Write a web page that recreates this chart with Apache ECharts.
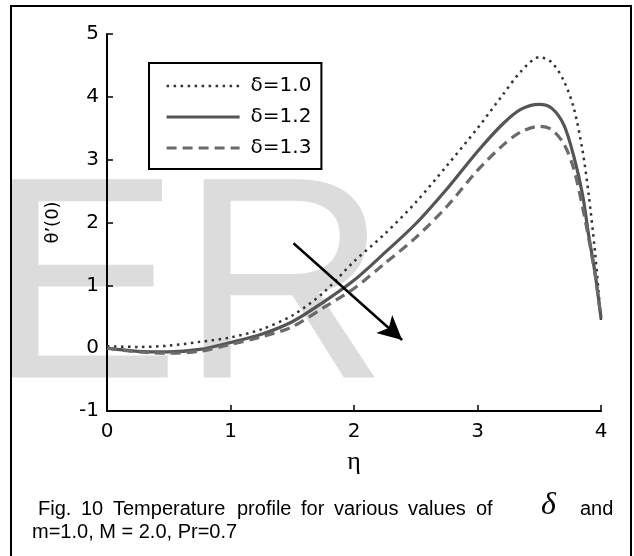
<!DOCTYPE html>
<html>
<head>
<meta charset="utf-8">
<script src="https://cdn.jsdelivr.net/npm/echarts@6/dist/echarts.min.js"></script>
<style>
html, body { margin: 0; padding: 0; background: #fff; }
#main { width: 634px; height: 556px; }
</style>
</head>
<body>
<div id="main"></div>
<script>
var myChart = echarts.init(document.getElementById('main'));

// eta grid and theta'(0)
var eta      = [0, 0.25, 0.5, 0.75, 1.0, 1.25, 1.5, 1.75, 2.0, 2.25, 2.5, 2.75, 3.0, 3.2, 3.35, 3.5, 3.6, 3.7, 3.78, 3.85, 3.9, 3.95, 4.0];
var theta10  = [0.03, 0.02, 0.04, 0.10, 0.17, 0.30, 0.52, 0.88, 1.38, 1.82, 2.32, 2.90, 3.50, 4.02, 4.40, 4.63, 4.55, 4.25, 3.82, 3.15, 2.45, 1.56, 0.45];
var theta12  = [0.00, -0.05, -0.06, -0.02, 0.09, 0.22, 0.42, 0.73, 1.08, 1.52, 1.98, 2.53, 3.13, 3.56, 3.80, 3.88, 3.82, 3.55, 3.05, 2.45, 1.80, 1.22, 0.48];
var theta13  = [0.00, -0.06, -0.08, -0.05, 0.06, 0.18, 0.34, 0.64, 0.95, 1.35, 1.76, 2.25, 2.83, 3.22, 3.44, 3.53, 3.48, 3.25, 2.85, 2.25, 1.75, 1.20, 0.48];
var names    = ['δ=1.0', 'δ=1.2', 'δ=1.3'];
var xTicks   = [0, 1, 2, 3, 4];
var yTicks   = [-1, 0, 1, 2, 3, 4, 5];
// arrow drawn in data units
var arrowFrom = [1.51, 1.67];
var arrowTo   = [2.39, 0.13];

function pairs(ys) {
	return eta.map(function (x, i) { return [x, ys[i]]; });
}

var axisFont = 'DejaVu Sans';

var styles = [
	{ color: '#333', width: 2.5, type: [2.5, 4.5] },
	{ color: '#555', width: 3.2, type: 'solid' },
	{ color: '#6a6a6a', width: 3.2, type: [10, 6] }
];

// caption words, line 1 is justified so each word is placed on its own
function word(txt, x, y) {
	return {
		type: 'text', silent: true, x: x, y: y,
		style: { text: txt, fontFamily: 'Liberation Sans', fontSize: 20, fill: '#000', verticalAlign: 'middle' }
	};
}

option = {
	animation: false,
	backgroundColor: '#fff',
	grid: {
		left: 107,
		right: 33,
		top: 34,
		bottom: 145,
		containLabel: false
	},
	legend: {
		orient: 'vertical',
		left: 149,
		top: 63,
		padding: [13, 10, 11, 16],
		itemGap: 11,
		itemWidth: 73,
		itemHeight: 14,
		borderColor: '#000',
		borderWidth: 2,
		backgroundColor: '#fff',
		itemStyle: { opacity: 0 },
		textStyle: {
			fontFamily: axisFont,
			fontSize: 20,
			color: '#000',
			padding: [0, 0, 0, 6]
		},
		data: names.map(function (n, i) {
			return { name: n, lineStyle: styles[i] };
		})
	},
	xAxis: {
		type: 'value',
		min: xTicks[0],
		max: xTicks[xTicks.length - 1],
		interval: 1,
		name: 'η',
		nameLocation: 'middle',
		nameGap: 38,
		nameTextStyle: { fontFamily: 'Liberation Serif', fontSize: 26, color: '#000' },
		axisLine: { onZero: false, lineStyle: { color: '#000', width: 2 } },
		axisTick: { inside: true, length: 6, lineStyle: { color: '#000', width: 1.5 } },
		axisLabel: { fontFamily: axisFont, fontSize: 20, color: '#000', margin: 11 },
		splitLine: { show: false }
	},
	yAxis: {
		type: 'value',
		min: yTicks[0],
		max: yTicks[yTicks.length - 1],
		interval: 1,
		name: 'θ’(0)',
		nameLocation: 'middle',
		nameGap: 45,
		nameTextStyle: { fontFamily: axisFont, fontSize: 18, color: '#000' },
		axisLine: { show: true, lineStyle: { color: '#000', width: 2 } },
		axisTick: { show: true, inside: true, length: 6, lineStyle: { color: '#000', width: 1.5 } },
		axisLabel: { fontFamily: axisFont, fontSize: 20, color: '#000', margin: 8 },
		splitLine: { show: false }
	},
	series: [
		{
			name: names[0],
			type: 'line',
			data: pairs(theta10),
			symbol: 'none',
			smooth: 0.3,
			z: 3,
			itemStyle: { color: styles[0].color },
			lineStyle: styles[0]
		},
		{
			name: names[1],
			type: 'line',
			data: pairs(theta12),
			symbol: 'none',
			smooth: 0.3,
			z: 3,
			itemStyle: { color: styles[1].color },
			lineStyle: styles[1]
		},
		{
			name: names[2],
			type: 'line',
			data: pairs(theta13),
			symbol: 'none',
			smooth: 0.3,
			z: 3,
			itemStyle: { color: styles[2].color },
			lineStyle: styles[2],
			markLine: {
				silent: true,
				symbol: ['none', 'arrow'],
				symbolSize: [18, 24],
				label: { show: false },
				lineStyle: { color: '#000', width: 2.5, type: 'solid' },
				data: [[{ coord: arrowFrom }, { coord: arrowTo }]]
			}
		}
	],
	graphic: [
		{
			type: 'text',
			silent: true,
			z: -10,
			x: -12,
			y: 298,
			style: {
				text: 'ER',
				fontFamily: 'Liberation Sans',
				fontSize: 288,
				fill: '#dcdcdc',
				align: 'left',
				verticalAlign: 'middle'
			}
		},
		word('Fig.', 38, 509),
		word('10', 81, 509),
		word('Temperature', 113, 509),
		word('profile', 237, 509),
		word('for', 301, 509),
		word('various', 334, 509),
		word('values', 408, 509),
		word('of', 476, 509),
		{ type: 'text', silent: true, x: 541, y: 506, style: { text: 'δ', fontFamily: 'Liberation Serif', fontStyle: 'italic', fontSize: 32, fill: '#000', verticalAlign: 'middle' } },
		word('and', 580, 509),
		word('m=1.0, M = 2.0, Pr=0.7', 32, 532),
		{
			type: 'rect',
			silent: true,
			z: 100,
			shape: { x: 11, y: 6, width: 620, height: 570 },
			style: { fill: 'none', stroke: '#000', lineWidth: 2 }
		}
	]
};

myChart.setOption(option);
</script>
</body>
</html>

####

§ What to work on
From the top of the listing above, repeat each line exactly until you reach the line containing "var myChart = echarts.init(document.getElementById('main'));", and repeat that one too. Leave the pictures out.

§ Final result
Write a web page that recreates this chart with Apache ECharts.
<!DOCTYPE html>
<html>
<head>
<meta charset="utf-8">
<script src="https://cdn.jsdelivr.net/npm/echarts@6/dist/echarts.min.js"></script>
<style>
html, body { margin: 0; padding: 0; background: #fff; }
#main { width: 634px; height: 556px; }
</style>
</head>
<body>
<div id="main"></div>
<script>
var myChart = echarts.init(document.getElementById('main'));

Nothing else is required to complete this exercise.